UNIRB
- Full name: Universitário Regional do Brasil Futebol Clube
- Founded: 12 October 2018
- Ground: Estádio Municipal Antonio Carneiro
- League: Campeonato Baiano Second Level
- Website: http://unirb.esp.br/time/
| Home colours | Away colours |

= UNIRB Futebol Clube =

Brazilian football club based in Alagoinhas, Brazil

UNIRB Futebol Clube is a Brazilian football club in the city of Alagoinhas, in the state of Bahia. Their colors are blue, red and white. The club is linked to the Centro Universitário UNIRB. Competed in the Campeonato Baiano Second Level for access to the first division, in 2019 for the first time.

== History ==
The club belongs to the UNIRB education network (Centro Universitário Regional do Brasil). It was created in an academic extension project with the initial objective of helping to develop the education of students at the institution, in areas such as Physical Education, Physiotherapy, Nutrition, Psychology and Law.

At the end of 2018, the university board decided to register the team to compete in professional championships.
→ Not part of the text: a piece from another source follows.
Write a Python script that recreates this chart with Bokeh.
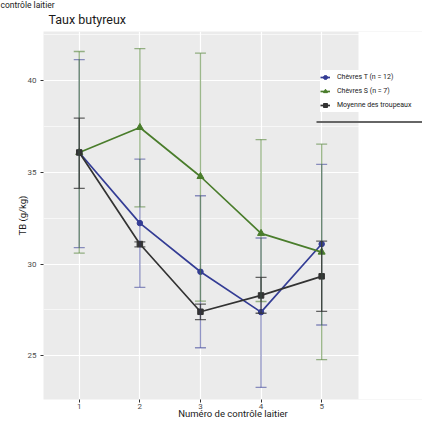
from bokeh.plotting import figure
from bokeh.models import (ColumnDataSource, Whisker, TeeHead, Legend, LegendItem,
                          Title, BoxAnnotation, Range1d, FixedTicker, SingleIntervalTicker)
from bokeh.embed import file_html
from bokeh.resources import INLINE

# ---- data ----
controles = [1, 2, 3, 4, 5]
x_labels = ["1", "2", "3", "4", "5"]

t_mean = [36.08, 32.23, 29.58, 27.38, 31.09]
t_upper = [41.14, 35.72, 33.72, 31.42, 35.43]
t_lower = [30.90, 28.73, 25.44, 23.28, 26.68]

s_mean = [36.08, 37.44, 34.77, 31.67, 30.65]
s_upper = [41.58, 41.74, 41.49, 36.78, 36.53]
s_lower = [30.60, 33.12, 27.98, 27.96, 24.79]

m_mean = [36.08, 31.09, 27.40, 28.29, 29.33]
m_upper = [37.95, 31.21, 27.82, 29.27, 31.25]
m_lower = [34.12, 30.94, 26.97, 27.32, 27.42]

series_names = ["Chèvres T (n = 12)", "Chèvres S (n = 7)", "Moyenne des troupeaux"]

FONT = "Roboto"
BLUE = "#343d95"
GREEN = "#4a7d2c"
BLACK = "#333333"

X_PANEL_END = 5.608   # right edge of the grey panel (data units)

p = figure(width=422, height=421, output_backend="svg", toolbar_location=None,
           title_location=None,
           x_range=Range1d(0.41, 6.664), y_range=Range1d(22.62, 42.67),
           min_border_left=43, min_border_right=0, min_border_top=31, min_border_bottom=20,
           background_fill_color="#EBEBEB", border_fill_color="white", outline_line_color=None)

# title (nearest the panel) and header (outermost)
main_title = Title(text="Taux butyreux", align="left", offset=5, standoff=9,
                   text_font=FONT, text_font_size="12.5px", text_font_style="normal",
                   text_color="#1a1a1a")
header = Title(text="contrôle laitier", align="left", offset=-43, standoff=-9,
               text_font=FONT, text_font_size="8.5px", text_font_style="normal",
               text_color="#1a1a1a")
p.add_layout(main_title, "above")
p.add_layout(header, "above")

# axes
p.xaxis.ticker = FixedTicker(ticks=controles)
p.xaxis.major_label_overrides = {c: l for c, l in zip(controles, x_labels)}
p.yaxis.ticker = SingleIntervalTicker(interval=5, num_minor_ticks=2)
for ax in (p.xaxis[0], p.yaxis[0]):
    ax.axis_line_color = None
    ax.major_tick_line_color = "#333333"
    ax.major_tick_in = 0
    ax.major_tick_out = 3
    ax.minor_tick_line_color = None
    ax.major_label_text_font = FONT
    ax.major_label_text_font_size = "8px"
    ax.major_label_text_color = "#4d4d4d"
    ax.axis_label_text_font = FONT
    ax.axis_label_text_font_size = "9.5px"
    ax.axis_label_text_font_style = "normal"
    ax.axis_label_text_color = "#1a1a1a"
p.xaxis.axis_label = "Numéro de contrôle laitier"
p.xaxis.major_label_standoff = 1
p.xaxis.axis_label_standoff = -4
p.yaxis.axis_label = "TB (g/kg)"
p.yaxis.major_label_standoff = 3
p.yaxis.axis_label_standoff = -3

# grid
p.xgrid.grid_line_color = "white"
p.xgrid.grid_line_width = 1.2
p.ygrid.grid_line_color = "white"
p.ygrid.grid_line_width = 1.2
p.ygrid.minor_grid_line_color = "white"
p.ygrid.minor_grid_line_width = 0.6

# white area to the right of the grey panel
p.add_layout(BoxAnnotation(left=X_PANEL_END, fill_color="white", fill_alpha=1,
                           line_color=None, level="underlay"))

items = []
specs = [
    (t_mean, t_upper, t_lower, BLUE, "circle", 5.5, 0.55),
    (s_mean, s_upper, s_lower, GREEN, "triangle", 7, 0.55),
    (m_mean, m_upper, m_lower, BLACK, "square", 5.5, 0.75),
]
for name, (mean, up, lo, col, mk, sz, ea) in zip(series_names, specs):
    src = ColumnDataSource(dict(x=controles, y=mean, upper=up, lower=lo))
    w = Whisker(source=src, base="x", upper="upper", lower="lower",
                line_color=col, line_alpha=ea, line_width=1.3, level="glyph",
                upper_head=TeeHead(size=11, line_color=col, line_alpha=ea, line_width=1.3),
                lower_head=TeeHead(size=11, line_color=col, line_alpha=ea, line_width=1.3))
    p.add_layout(w)
    ln = p.line("x", "y", source=src, line_color=col, line_width=1.7)
    sc = p.scatter("x", "y", source=src, marker=mk, size=sz, color=col)
    items.append(LegendItem(label=name, renderers=[ln, sc]))

legend = Legend(items=items, location=(277, 287), orientation="vertical",
                background_fill_color="white", background_fill_alpha=1.0,
                border_line_color=None, padding=8, spacing=0, margin=0,
                glyph_width=10, glyph_height=14, label_height=14, label_standoff=7,
                label_text_font=FONT, label_text_font_size="7px", label_text_color="#1a1a1a")
p.add_layout(legend)

# dark rule below legend
p.add_layout(BoxAnnotation(left=273, right=400, bottom=276.5, top=278.5,
                           left_units="screen", right_units="screen",
                           bottom_units="screen", top_units="screen",
                           fill_color="#666666", fill_alpha=1, line_color=None))

open("out.html", "w").write(file_html(p, INLINE))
The team disputed in the professional tournament for the first time in 2019, when participating in the Campeonato Baiano Second Level. And in 2020, the UNIRB played in the second division final with the Colo-Colo from Ilhéus. The Alagoinhas club won on penalties and became champion of the tournament, being promoted to dispute the Campeonato Baiano for the first time in 2021. In the 2022 edition, UNIRB had its worst campaign and was consequently relegated to the serie B.